Weigh 'N' Pay have so many different flavour extracts and on this trip I picked up hazelnut and butterscotch. I will be back for some of the others at a later date :)
I used the extracts to make hazelnut hot chocolate with butterscotch whipped cream. Vegan of course. It is a very rich and creamy drink, so it's probably better in small servings or else you might feel sick. It is perfect for all you people with a sweet tooth, and it was a great way to warm up my night and help me to unwind and relax.
Vegan Hazelnut Hot Chocolate with Butterscotch Whipped Cream
Butterscotch whipped cream:
- 1 can coconut milk (or a can of coconut cream)
- 3 tablespoons icing sugar
- 1/4 teaspoon butterscotch extract
- Place the can of coconut milk/cream into the fridge and leave overnight.

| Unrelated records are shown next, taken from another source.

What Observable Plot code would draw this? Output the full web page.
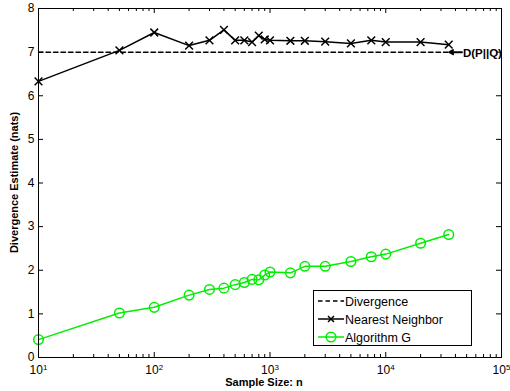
<!DOCTYPE html>
<html>
<head>
<meta charset="utf-8">
<script src="https://cdn.jsdelivr.net/npm/d3@7"></script>
<script src="https://cdn.jsdelivr.net/npm/@observablehq/plot@0.6"></script>
<style>
  html, body { margin: 0; padding: 0; background: #fff; }
  #wrap { position: relative; width: 510px; height: 391px; font-family: "Liberation Sans", Arial, sans-serif; }
  #legend { position: absolute; left: 313px; top: 290px; width: 159px; height: 56px; border: 1px solid #000; background: #fff; box-sizing: border-box; }
</style>
</head>
<body>
<div id="wrap"></div>
<script>
// ---- data ----
const sampleSizes = [10, 50, 100, 200, 300, 400, 500, 600, 700, 800, 900, 1000, 1500, 2000, 3000, 5000, 7500, 10000, 20000, 35000];
const nearestNeighbor = [6.33, 7.04, 7.45, 7.15, 7.27, 7.51, 7.27, 7.27, 7.23, 7.38, 7.29, 7.27, 7.26, 7.26, 7.24, 7.20, 7.27, 7.23, 7.23, 7.17];
const algorithmG = [0.41, 1.02, 1.15, 1.43, 1.56, 1.59, 1.67, 1.72, 1.79, 1.78, 1.89, 1.96, 1.94, 2.09, 2.09, 2.20, 2.31, 2.37, 2.62, 2.82];
const divergenceValue = 7;
const divergenceRange = [10, 35000];
const annotationLabel = "D(P||Q)";
const annotationArrow = [45500, 35500];
const xMajorTicks = [10, 100, 1000, 10000, 100000];
const xMinorTicks = [1, 2, 3, 4].flatMap(k => [2, 3, 4, 5, 6, 7, 8, 9].map(m => m * 10 ** k));
const yTicks = [0, 1, 2, 3, 4, 5, 6, 7, 8];
const seriesNames = ["Divergence", "Nearest Neighbor", "Algorithm G"];

const nnData = sampleSizes.map((n, i) => ({n, v: nearestNeighbor[i]}));
const agData = sampleSizes.map((n, i) => ({n, v: algorithmG[i]}));
const divData = divergenceRange.map(n => ({n, v: divergenceValue}));

const W = 510, H = 391, mT = 8, mB = 34, mL = 38, mR = 9;
const plotH = H - mT - mB;
const plotW = W - mL - mR;
const green = "#00ee00";

const chart = Plot.plot({
  width: W, height: H,
  marginTop: mT, marginBottom: mB, marginLeft: mL, marginRight: mR,
  style: {fontFamily: "'Liberation Sans', Arial, sans-serif", fontSize: "12px", color: "#000", background: "#fff"},
  x: {type: "log", domain: [10, 100000]},
  y: {domain: [0, 8]},
  marks: [
    // tick marks pointing inward (MATLAB style)
    Plot.tickX(xMajorTicks, {x: d => d, insetTop: plotH - 5, stroke: "#000"}),
    Plot.tickX(xMajorTicks, {x: d => d, insetBottom: plotH - 5, stroke: "#000"}),
    Plot.tickX(xMinorTicks, {x: d => d, insetTop: plotH - 3, stroke: "#000"}),
    Plot.tickX(xMinorTicks, {x: d => d, insetBottom: plotH - 3, stroke: "#000"}),
    Plot.tickY(yTicks, {y: d => d, insetRight: plotW - 5, stroke: "#000"}),
    Plot.tickY(yTicks, {y: d => d, insetLeft: plotW - 5, stroke: "#000"}),
    Plot.axisX({ticks: xMajorTicks, tickSize: 0, tickPadding: 8, tickFormat: d => "10^" + Math.round(Math.log10(d)), label: null, fontSize: 12}),
    Plot.axisY({ticks: yTicks, tickSize: 0, tickPadding: 4, tickFormat: d => String(d), label: null, fontSize: 12}),
    // divergence line
    Plot.line(divData, {x: "n", y: "v", stroke: "#000", strokeWidth: 1.5, strokeDasharray: "4.5,3"}),
    // nearest neighbor
    Plot.line(nnData, {x: "n", y: "v", stroke: "#000", strokeWidth: 1.5}),
    Plot.dot(nnData, {x: "n", y: "v", symbol: "times", r: 3.6, stroke: "#000", strokeWidth: 1.5}),
    // algorithm G
    Plot.line(agData, {x: "n", y: "v", stroke: green, strokeWidth: 1.5}),
    Plot.dot(agData, {x: "n", y: "v", symbol: "circle", r: 4.8, stroke: green, strokeWidth: 1.5, fill: "none"}),
    // annotation
    Plot.arrow([0], {x1: annotationArrow[0], x2: annotationArrow[1], y1: divergenceValue, y2: divergenceValue, stroke: "#000", strokeWidth: 2, headLength: 6, headAngle: 60}),
    Plot.text([annotationLabel], {x: annotationArrow[0], y: divergenceValue, text: d => d, textAnchor: "start", dx: 1, dy: 1, fontWeight: "bold", fontSize: 11.5, fill: "#000"}),
    Plot.frame({stroke: "#000", strokeWidth: 1})
  ]
});

// superscript exponents in x tick labels
d3.select(chart).selectAll('g[aria-label="x-axis tick label"] text').each(function() {
  const t = this.textContent;
  if (t.includes("^")) {
    const [b, e] = t.split("^");
    const sel = d3.select(this);
    sel.text(null);
    sel.append("tspan").text(b);
    sel.append("tspan").attr("dy", "-0.5em").attr("font-size", "8px").text(e);
  }
});

// axis titles
const svg = d3.select(chart);
svg.append("text")
  .attr("x", 264).attr("y", 386)
  .attr("text-anchor", "middle")
  .attr("font-weight", "bold").attr("font-size", "11px")
  .attr("font-family", "'Liberation Sans', Arial, sans-serif")
  .text("Sample Size: n");
svg.append("text")
  .attr("transform", `translate(18,${mT + plotH / 2}) rotate(-90)`)
  .attr("text-anchor", "middle")
  .attr("font-weight", "bold").attr("font-size", "11px")
  .attr("font-family", "'Liberation Sans', Arial, sans-serif")
  .text("Divergence Estimate (nats)");

const wrap = document.getElementById("wrap");
wrap.appendChild(chart);

// legend
const leg = document.createElement("div");
leg.id = "legend";
const lsvg = d3.select(leg).append("svg").attr("width", 157).attr("height", 54);
const rows = [10, 28, 46];
rows.forEach((y, i) => {
  const g = lsvg.append("g");
  if (i === 0) {
    g.append("line").attr("x1", 4).attr("x2", 30).attr("y1", y).attr("y2", y).attr("stroke", "#000").attr("stroke-width", 1.5).attr("stroke-dasharray", "4.5,3");
  } else if (i === 1) {
    g.append("line").attr("x1", 4).attr("x2", 30).attr("y1", y).attr("y2", y).attr("stroke", "#000").attr("stroke-width", 1.5);
    g.append("path").attr("d", `M${17-3},${y-3}L${17+3},${y+3}M${17-3},${y+3}L${17+3},${y-3}`).attr("stroke", "#000").attr("stroke-width", 1.5);
  } else {
    g.append("line").attr("x1", 4).attr("x2", 30).attr("y1", y).attr("y2", y).attr("stroke", green).attr("stroke-width", 1.5);
    g.append("circle").attr("cx", 17).attr("cy", y).attr("r", 4.8).attr("fill", "none").attr("stroke", green).attr("stroke-width", 1.5);
  }
  g.append("text").attr("x", 31).attr("y", y + 4.5).attr("font-size", "12.5px")
    .attr("font-family", "'Liberation Sans', Arial, sans-serif").text(seriesNames[i]);
});
wrap.appendChild(leg);
</script>
</body>
</html>
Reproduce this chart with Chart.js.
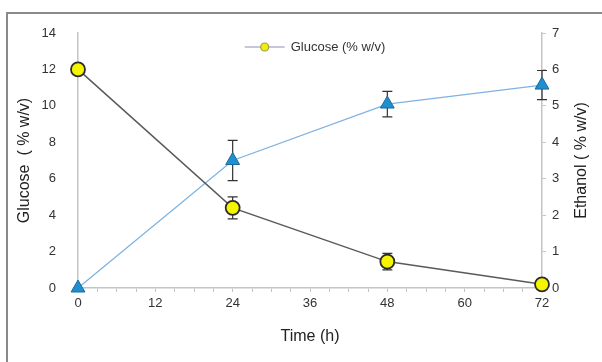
<!DOCTYPE html>
<html lang="en">
<head>
    <meta charset="UTF-8">
    <title>Glucose and Ethanol</title>
    <script src="https://cdn.jsdelivr.net/npm/chart.js"></script>
    <style>
        html, body { margin: 0; padding: 0; background: #fff; }
        #wrap { position: relative; width: 602px; height: 362px; }
        #frame {
            position: absolute; left: 6px; top: 12px; right: 0; bottom: 0;
            border-top: 2px solid #8a8a8a; border-left: 2px solid #8a8a8a;
            pointer-events: none;
        }
    </style>
</head>
<body>
    <div id="wrap">
        <canvas id="chart" width="602" height="362"></canvas>
        <div id="frame"></div>
    </div>

    <script>
        // data
        const hours = [0, 24, 48, 72];
        const glucose = [12.0, 4.4, 1.45, 0.2];
        const glucoseErr = [0, 0.6, 0.45, 0.1];
        const ethanol = [0, 3.5, 5.05, 5.57];
        const ethanolErr = [0, 0.55, 0.35, 0.4];

        const toPoints = (ys) => ys.map((y, i) => ({ x: hours[i], y: y }));

        const font = 'Liberation Sans, Arial, sans-serif';
        const axisGrey = '#c4c4c4';

        // error bars drawn through the chart's own scales
        const errorBars = {
            id: 'errorBars',
            beforeDatasetsDraw(chart) {
                const ctx = chart.ctx;
                const x = chart.scales.x;
                const sets = [
                    { vals: glucose, errs: glucoseErr, scale: chart.scales.y },
                    { vals: ethanol, errs: ethanolErr, scale: chart.scales.y2 }
                ];
                ctx.save();
                ctx.strokeStyle = '#333';
                ctx.lineWidth = 1.2;
                sets.forEach(s => {
                    s.vals.forEach((v, i) => {
                        if (!s.errs[i]) return;
                        const px = x.getPixelForValue(hours[i]);
                        const top = s.scale.getPixelForValue(v + s.errs[i]);
                        const bot = s.scale.getPixelForValue(v - s.errs[i]);
                        ctx.beginPath();
                        ctx.moveTo(px, top); ctx.lineTo(px, bot);
                        ctx.moveTo(px - 5, top); ctx.lineTo(px + 5, top);
                        ctx.moveTo(px - 5, bot); ctx.lineTo(px + 5, bot);
                        ctx.stroke();
                    });
                });
                ctx.restore();
            }
        };

        // legend inside the plot (glucose only) and the right axis title read bottom-up
        const extras = {
            id: 'extras',
            afterDraw(chart) {
                const ctx = chart.ctx;
                const area = chart.chartArea;
                const ds = chart.data.datasets[0];
                ctx.save();

                ctx.font = '13px ' + font;
                const label = ds.label;
                const tw = ctx.measureText(label).width;
                const total = 40 + 6 + tw;
                const lx = (area.left + area.right) / 2 - total / 2 + 5;
                const ly = area.top + 14;
                ctx.strokeStyle = '#b9b2d0';
                ctx.lineWidth = 1.5;
                ctx.beginPath();
                ctx.moveTo(lx, ly); ctx.lineTo(lx + 40, ly);
                ctx.stroke();
                ctx.fillStyle = '#eeee10';
                ctx.strokeStyle = '#a0a040';
                ctx.lineWidth = 1.2;
                ctx.beginPath();
                ctx.arc(lx + 20, ly, 4, 0, Math.PI * 2);
                ctx.fill(); ctx.stroke();
                ctx.fillStyle = '#333';
                ctx.textAlign = 'left';
                ctx.textBaseline = 'middle';
                ctx.fillText(label, lx + 46, ly);

                ctx.translate(582, (area.top + area.bottom) / 2);
                ctx.rotate(-Math.PI / 2);
                ctx.font = '16px ' + font;
                ctx.fillStyle = '#222';
                ctx.textAlign = 'center';
                ctx.fillText('Ethanol ( % w/v)', 0, 0);
                ctx.restore();
            }
        };

        const ctx = document.getElementById('chart').getContext('2d');
        const chart = new Chart(ctx, {
            type: 'scatter',
            data: {
                datasets: [
                    {
                        label: 'Glucose (% w/v)',
                        data: toPoints(glucose),
                        yAxisID: 'y',
                        showLine: true,
                        borderColor: '#5a5a5a',
                        borderWidth: 1.5,
                        pointStyle: 'circle',
                        pointRadius: 7,
                        pointBackgroundColor: '#f5f500',
                        pointBorderColor: '#2b2b2b',
                        pointBorderWidth: 1.8,
                        clip: false,
                        order: 1
                    },
                    {
                        label: 'Ethanol (% w/v)',
                        data: toPoints(ethanol),
                        yAxisID: 'y2',
                        showLine: true,
                        borderColor: '#7fb2e0',
                        borderWidth: 1.3,
                        pointStyle: 'triangle',
                        pointRadius: 8,
                        pointBackgroundColor: '#1f8fd0',
                        pointBorderColor: '#1a6a9c',
                        pointBorderWidth: 1,
                        clip: false,
                        order: 2
                    }
                ]
            },
            options: {
                responsive: false,
                animation: false,
                layout: { padding: { top: 33, left: 0, right: 0, bottom: 0 } },
                scales: {
                    x: {
                        type: 'linear',
                        min: 0,
                        max: 72,
                        afterFit: (s) => { s.height = 74; },
                        border: { color: axisGrey, width: 1.5 },
                        grid: { drawOnChartArea: false, color: axisGrey, tickLength: 4 },
                        ticks: {
                            stepSize: 3,
                            autoSkip: false,
                            maxRotation: 0,
                            padding: 4,
                            color: '#333',
                            font: { family: font, size: 13 },
                            callback: (v) => (v % 12 === 0 ? v : '')
                        },
                        title: {
                            display: true,
                            text: 'Time (h)',
                            color: '#222',
                            font: { family: font, size: 16 },
                            padding: { top: 0, bottom: 16 }
                        }
                    },
                    y: {
                        position: 'left',
                        min: 0,
                        max: 14,
                        afterFit: (s) => { s.width = 78; },
                        border: { color: axisGrey, width: 1.5 },
                        grid: { display: false },
                        ticks: {
                            stepSize: 2,
                            padding: 14,
                            color: '#333',
                            font: { family: font, size: 13 }
                        },
                        title: {
                            display: true,
                            text: 'Glucose  ( % w/v)',
                            color: '#222',
                            font: { family: font, size: 16 },
                            padding: { top: 15, bottom: 0 }
                        }
                    },
                    y2: {
                        position: 'right',
                        min: 0,
                        max: 7,
                        afterFit: (s) => { s.width = 60; },
                        border: { color: axisGrey, width: 1.5 },
                        grid: { drawOnChartArea: false, color: axisGrey, tickLength: 4 },
                        ticks: {
                            stepSize: 1,
                            padding: 6,
                            color: '#333',
                            font: { family: font, size: 13 }
                        }
                    }
                },
                plugins: {
                    tooltip: { enabled: false },
                    legend: { display: false }
                }
            },
            plugins: [errorBars, extras]
        });
    </script>
</body>
</html>
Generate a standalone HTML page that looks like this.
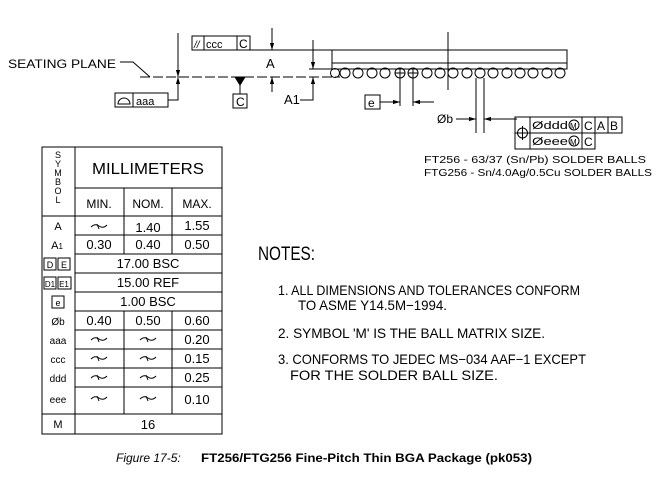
<!DOCTYPE html>
<html><head><meta charset="utf-8"><style>
body{margin:0;background:#fff;}
svg{display:block;}
text{font-family:"Liberation Sans",sans-serif;fill:#000;}
</style></head><body>
<svg width="658" height="485" viewBox="0 0 658 485" xmlns="http://www.w3.org/2000/svg">
<defs>
<marker id="ar" viewBox="0 0 10 10" refX="10" refY="5" markerWidth="7" markerHeight="7" orient="auto-start-reverse"><path d="M0,2 L10,5 L0,8 z" fill="#000"/></marker>
</defs>
<g stroke="#000" stroke-width="1" fill="none">
<rect x="332" y="50" width="235" height="19"/>
<line x1="332" y1="63" x2="567" y2="63"/>
<line x1="250" y1="50" x2="332" y2="50"/>
<line x1="309" y1="69" x2="332" y2="69"/>
<line x1="140" y1="77" x2="340" y2="77" stroke-dasharray="10,3"/>
<polyline points="120,62 133,62 150,77"/>
<g>
<circle cx="335" cy="73" r="4.5"/><circle cx="345" cy="73" r="5"/><circle cx="358" cy="73" r="5"/><circle cx="372" cy="73" r="5"/><circle cx="385" cy="73" r="5"/>
<circle cx="400" cy="73" r="5"/><circle cx="413" cy="73" r="5"/><circle cx="427" cy="73" r="5"/><circle cx="440" cy="73" r="5"/><circle cx="453" cy="73" r="5"/>
<circle cx="467" cy="73" r="5"/><circle cx="480" cy="73" r="5"/><circle cx="493" cy="73" r="5"/><circle cx="507" cy="73" r="5"/><circle cx="520" cy="73" r="5"/>
<circle cx="533" cy="73" r="5"/><circle cx="547" cy="73" r="5"/><circle cx="560" cy="73" r="5"/>
</g>
<line x1="395" y1="73" x2="405" y2="73"/><line x1="400" y1="68" x2="400" y2="78"/>
<line x1="408" y1="73" x2="418" y2="73"/><line x1="413" y1="68" x2="413" y2="78"/>
<line x1="448" y1="32" x2="448" y2="90"/>
<rect x="365" y="95" width="15" height="14"/>
<line x1="400" y1="78" x2="400" y2="106"/><line x1="413" y1="78" x2="413" y2="106"/>
<line x1="380" y1="102" x2="400" y2="102" marker-end="url(#ar)"/>
<line x1="434" y1="102" x2="413" y2="102" marker-end="url(#ar)"/>
<line x1="476" y1="78" x2="476" y2="133"/><line x1="484" y1="78" x2="484" y2="133"/>
<line x1="456" y1="119" x2="476" y2="119" marker-end="url(#ar)"/>
<line x1="517" y1="119" x2="484" y2="119" marker-end="url(#ar)"/>
<rect x="515" y="117" width="107" height="16"/>
<rect x="515" y="117" width="80" height="32"/>
<line x1="530" y1="117" x2="530" y2="149"/>
<line x1="582" y1="117" x2="582" y2="149"/>
<line x1="608" y1="117" x2="608" y2="133"/>
<circle cx="522.5" cy="133" r="5"/><line x1="516" y1="133" x2="529" y2="133"/><line x1="522.5" y1="126" x2="522.5" y2="140"/>
<circle cx="574" cy="125" r="5"/><circle cx="574" cy="141" r="5"/>
<rect x="192" y="36" width="58" height="14"/>
<line x1="204" y1="36" x2="204" y2="50"/><line x1="237" y1="36" x2="237" y2="50"/>
<rect x="115" y="93" width="53" height="14"/>
<line x1="133" y1="93" x2="133" y2="107"/>
<path d="M118,104 A6,6 0 0 1 130,104 Z"/>
<line x1="178" y1="33" x2="178" y2="77" marker-end="url(#ar)"/>
<polyline points="168,100 178,100 178,77" marker-end="url(#ar)"/>
<path d="M235,77 L245,77 L240,85 Z" fill="#000"/>
<line x1="240" y1="85" x2="240" y2="94"/>
<rect x="233" y="94" width="14" height="14"/>
<line x1="272" y1="28" x2="272" y2="50" marker-end="url(#ar)"/>
<line x1="272" y1="92" x2="272" y2="77" marker-end="url(#ar)"/>
<line x1="313" y1="40" x2="313" y2="69" marker-end="url(#ar)"/>
<polyline points="300,100 313,100 313,77" marker-end="url(#ar)"/>
<rect x="42" y="147" width="180" height="287"/>
<line x1="75" y1="147" x2="75" y2="434"/>
<line x1="75" y1="188" x2="222" y2="188"/>
<line x1="42" y1="216" x2="222" y2="216"/>
<line x1="124" y1="188" x2="124" y2="254"/><line x1="172" y1="188" x2="172" y2="254"/>
<line x1="124" y1="311" x2="124" y2="414"/><line x1="172" y1="311" x2="172" y2="414"/>
<line x1="75" y1="235" x2="222" y2="235"/>
<line x1="75" y1="254" x2="222" y2="254"/>
<line x1="75" y1="273" x2="222" y2="273"/>
<line x1="75" y1="292" x2="222" y2="292"/>
<line x1="75" y1="311" x2="222" y2="311"/>
<line x1="75" y1="330" x2="222" y2="330"/>
<line x1="75" y1="349" x2="222" y2="349"/>
<line x1="75" y1="368" x2="222" y2="368"/>
<line x1="75" y1="387" x2="222" y2="387"/>
<line x1="75" y1="414" x2="222" y2="414"/>
<line x1="42" y1="414" x2="75" y2="414"/>
<rect x="44" y="258" width="12" height="12"/><rect x="58" y="258" width="12" height="12"/>
<rect x="44" y="277" width="12" height="12"/><rect x="58" y="277" width="13" height="12"/>
<rect x="52" y="296" width="12" height="12"/>
</g>
<g stroke="#000" stroke-width="1" fill="none">
<path d="M91,227 q4,-4 8,-1 q4,3 8,-1 M97,224 l2,5"/>
<path d="M91,340 q4,-4 8,-1 q4,3 8,-1 M97,337 l2,5 M140,340 q4,-4 8,-1 q4,3 8,-1 M146,337 l2,5"/>
<path d="M91,359 q4,-4 8,-1 q4,3 8,-1 M97,356 l2,5 M140,359 q4,-4 8,-1 q4,3 8,-1 M146,356 l2,5"/>
<path d="M91,378 q4,-4 8,-1 q4,3 8,-1 M97,375 l2,5 M140,378 q4,-4 8,-1 q4,3 8,-1 M146,375 l2,5"/>
<path d="M91,399 q4,-4 8,-1 q4,3 8,-1 M97,396 l2,5 M140,399 q4,-4 8,-1 q4,3 8,-1 M146,396 l2,5"/>
</g>
<g font-size="12">
<text x="8" y="68" textLength="108" lengthAdjust="spacingAndGlyphs">SEATING PLANE</text>
<text x="266" y="68" font-size="13">A</text>
<text x="284" y="104" font-size="13">A1</text>
<text x="206" y="48" font-size="11">ccc</text><text x="194" y="48" font-size="10" font-style="italic">//</text>
<text x="239" y="48" font-size="12">C</text>
<text x="236" y="106" font-size="12">C</text>
<text x="136" y="105" font-size="11">aaa</text>
<text x="368" y="107" font-size="12">e</text>
<text x="437" y="123" font-size="12">Øb</text>
<text x="532" y="129" font-size="11" textLength="36" lengthAdjust="spacingAndGlyphs">Øddd</text>
<text x="570" y="129" font-size="8">M</text>
<text x="584" y="130" font-size="12">C</text><text x="597" y="130" font-size="12">A</text><text x="610" y="130" font-size="12">B</text>
<text x="532" y="145" font-size="11" textLength="36" lengthAdjust="spacingAndGlyphs">Øeee</text>
<text x="570" y="145" font-size="8">M</text>
<text x="584" y="146" font-size="12">C</text>
<text x="424" y="163" font-size="10" textLength="222" lengthAdjust="spacingAndGlyphs">FT256 - 63/37 (Sn/Pb) SOLDER BALLS</text>
<text x="424" y="176" font-size="10" textLength="228" lengthAdjust="spacingAndGlyphs">FTG256 - Sn/4.0Ag/0.5Cu SOLDER BALLS</text>
</g>
<g font-size="12" text-anchor="middle">
<text x="58" y="158" font-size="9">S</text><text x="58" y="167" font-size="9">Y</text><text x="58" y="176" font-size="9">M</text><text x="58" y="185" font-size="9">B</text><text x="58" y="194" font-size="9">O</text><text x="58" y="203" font-size="9">L</text>
<text x="148" y="174" font-size="16" textLength="112" lengthAdjust="spacingAndGlyphs">MILLIMETERS</text>
<text x="99" y="208">MIN.</text><text x="148" y="208">NOM.</text><text x="197" y="208">MAX.</text>
<text x="58" y="230" font-size="11">A</text><text x="148" y="232" font-size="13">1.40</text><text x="197" y="230" font-size="13">1.55</text>
<text x="57" y="249" font-size="11">A<tspan font-size="8">1</tspan></text><text x="99" y="249" font-size="13">0.30</text><text x="148" y="249" font-size="13">0.40</text><text x="197" y="249" font-size="13">0.50</text>
<text x="50" y="268" font-size="9">D</text><text x="64" y="268" font-size="9">E</text><text x="148" y="268" font-size="13">17.00  BSC</text>
<text x="50" y="287" font-size="8">D1</text><text x="64" y="287" font-size="8">E1</text><text x="148" y="287" font-size="13">15.00  REF</text>
<text x="58" y="306" font-size="9">e</text><text x="148" y="306" font-size="13">1.00  BSC</text>
<text x="58" y="325" font-size="10">Øb</text><text x="99" y="325" font-size="13">0.40</text><text x="148" y="325" font-size="13">0.50</text><text x="197" y="325" font-size="13">0.60</text>
<text x="58" y="344" font-size="10">aaa</text><text x="197" y="344" font-size="13">0.20</text>
<text x="58" y="363" font-size="10">ccc</text><text x="197" y="363" font-size="13">0.15</text>
<text x="58" y="382" font-size="10">ddd</text><text x="197" y="382" font-size="13">0.25</text>
<text x="58" y="403" font-size="10">eee</text><text x="197" y="404" font-size="13">0.10</text>
<text x="58" y="428" font-size="11">M</text><text x="148" y="429" font-size="13">16</text>
</g>
<text x="258" y="260" font-size="19" textLength="57" lengthAdjust="spacingAndGlyphs">NOTES:</text>
<g font-size="14">
<text x="278" y="295" textLength="302" lengthAdjust="spacingAndGlyphs">1. ALL DIMENSIONS AND TOLERANCES CONFORM</text>
<text x="298" y="310" textLength="149" lengthAdjust="spacingAndGlyphs">TO ASME Y14.5M−1994.</text>
<text x="278" y="338" textLength="267" lengthAdjust="spacingAndGlyphs">2. SYMBOL 'M' IS THE BALL MATRIX SIZE.</text>
<text x="278" y="364" textLength="308" lengthAdjust="spacingAndGlyphs">3. CONFORMS TO JEDEC MS−034 AAF−1 EXCEPT</text>
<text x="290" y="380" textLength="208" lengthAdjust="spacingAndGlyphs">FOR THE SOLDER BALL SIZE.</text>
</g>
<text x="116" y="462" font-size="12" font-style="italic">Figure 17-5:</text>
<text x="201" y="462" font-size="12" font-weight="bold" textLength="331" lengthAdjust="spacingAndGlyphs">FT256/FTG256 Fine-Pitch Thin BGA Package (pk053)</text>
</svg>
</body></html>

- Open the can of coconut milk. There will be a firm, waxy layer on top.
- Scoop out this firm layer coconut cream that has solidified at the top of the can.
- Stop as soon as you reach the water at the bottom of the can; don't include anything but the solid cream. (You can use the water in smoothies, or just drink it straight.)
- Place this cream in the bowl of a stand mixer, or a large bowl.
- Turn your mixer or hand beaters to high speed, and whip the coconut cream for 3 to 5 minutes.
- Whip until it becomes fluffy and light, with soft peaks. Mix in sugar and butterscotch extract.
- 1 cup soy milk (or other non-dairy milk. If you use vanilla soy milk then omit the sugar and vanilla essence)
- 1-2 tablespoons cocoa powder (depending on how strong you like your hot chocolate)
- 1-2 teaspoons sweetener (depending on your taste)
- 1/2 teaspoon hazelnut extract/essence
- 1/4 teaspoon vanilla essence
- Heat all of the ingredients in a pot until hot (not boiling).
- Pour into your favourite mug or glass and top with the butterscotch whipped cream.